A survey released on August 29 by the New Delhi-based National University for Educational Planning and Administration (NUEPA), suggests that the number of private schools (including schools affiliated with the Tamil Nadu State Board of Secondary Education, Central Board of Secondary Education and Council for the Indian School Certificate Examinations) in Tamil Nadu (pop.72.1 million) is declining.
According to NUEPA’s latest Unified District Information System for Education (U-DISE) survey, for the first time in seven years, the number of operational private elementary (primary and upper primary) schools in the state has dropped from 19,735 in 2013-14 to 19,161 in 2014-15. Simultaneously, the number of state government schools has increased from 37,000 in 2013-14 to 37,902 in 2014-15. Moreover, enrolment in primary classes of private schools which was rising steadily for six years, has fallen from 3.75 million to 3.54 million in 2013-14, and has dropped further to 3.27 million in 2014-15. In private middle schools as well, enrolment has declined to 1.81 million from 1.98 million in 2012-13. Great significance is being attached to these numbers in Chennai’s academic circles because in major industrial states such as Karnataka and Maharashtra, the number of private schools and enrolments in them have been rising continuously.
State education officials of the Jayalalithaa-led AIADMK government are congratulating themselves, interpreting this data as reflective of improvement in teaching-learning standards, success of the mid-day meal and other freebies provided by the administration to children attending government schools. However, private school managements are less than impressed by this self-serving argument.
“Around 400 private high and higher secondary schools which were unable to comply with the infrastructure and other norms stipulated by the Right of Children to Free & Compulsory Education (RTE) Act, 2009, have been converted into primary schools with relaxed norms, and around 200 private schools have been shut down. That’s the reason for the sudden decline in number and enrolments in private schools as reported in the U-DISE survey,” explains K.S. Natarajan, principal of the Saraswathi Vidyalaya Matriculation Higher Secondary School, Chennai.

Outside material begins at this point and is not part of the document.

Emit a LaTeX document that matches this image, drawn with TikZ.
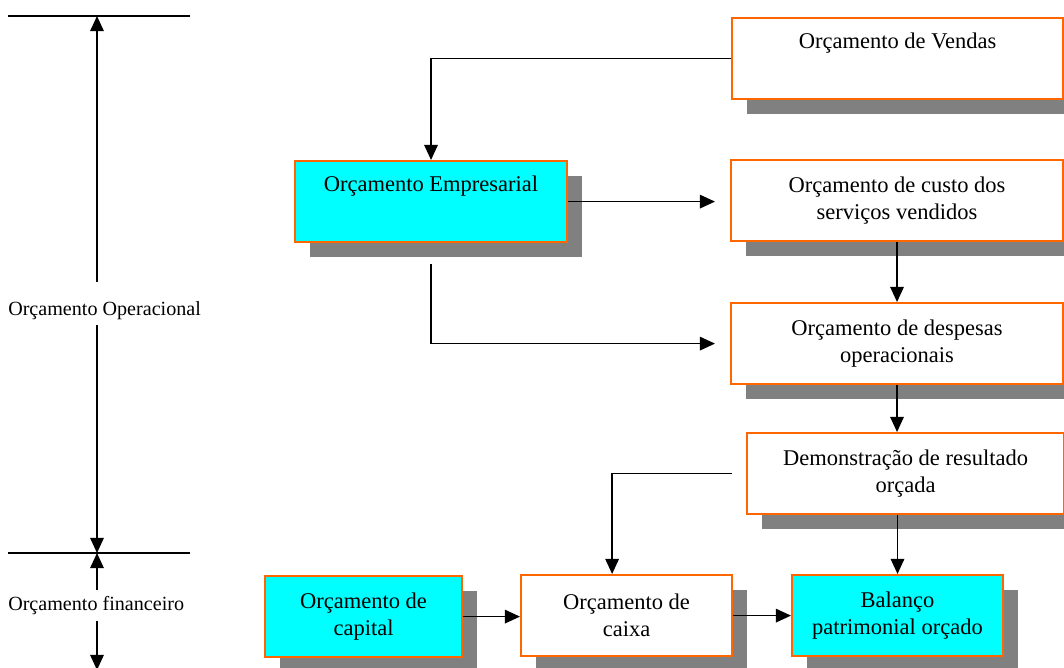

Clearly, excessive regulation of Tamil Nadu’s vaunted private schools which routinely top the annual EducationWorld India School Rankings (see EW September) has forced closure of the weaker among private schools in the state. Around 1,200 private matriculation schools which couldn’t meet the state government’s land requirement norms — 14,400 sq. ft within corporation limits; 19,200 sq. ft in a municipality; an acre in a town and three acres in villages — have not been able to renew their recognition status. “However after an expert committee constituted to look into the land requirement norms stipulated for private schools submitted its report, these schools were granted exemption from the rules until May 31, 2016,” says K.R. Nandha Kumar, state general secretary, Tamil Nadu Nursery, Primary, Matriculation and Higher Secondary Schools’ Association.
Inevitably, the worst-hit are low-cost and mid-budget private schools struggling to comply with s.19 of the RTE Act which stipulates teacher-pupil ratios, classroom size, building norms, toilets, drinking water facilities, playgrounds etc. These schools also have to admit poor neighbourhood children as mandated by s.12 (1) (c) of the RTE Act, which stipulates that 25 percent seats in class I and progressively until class VIII, should be allotted to them free-of-charge with the state government obliged to pay the per-student cost incurred in government schools. These reimbursements are routinely delayed. In addition, state board-affiliated schools are obliged to levy low tuition fees prescribed by the state government-appointed private school fee determination committee.
Clearly, jealous officials unable to raise teaching-learning standards in the state’s 79,679 government primary-secondaries are manipulating provisions of the RTE Act to harass and discourage private schools in the state, forcing litigation and closures. The inevitable consequence will be dilution of the pool of Tamil Nadu’s well-educated and skilled labour — drawn mainly from the state’s 19,000 private schools — which has made the state a favoured destination for domestic and foreign investment. Not that education ministry officials are likely to lose any sleep over this inevitability.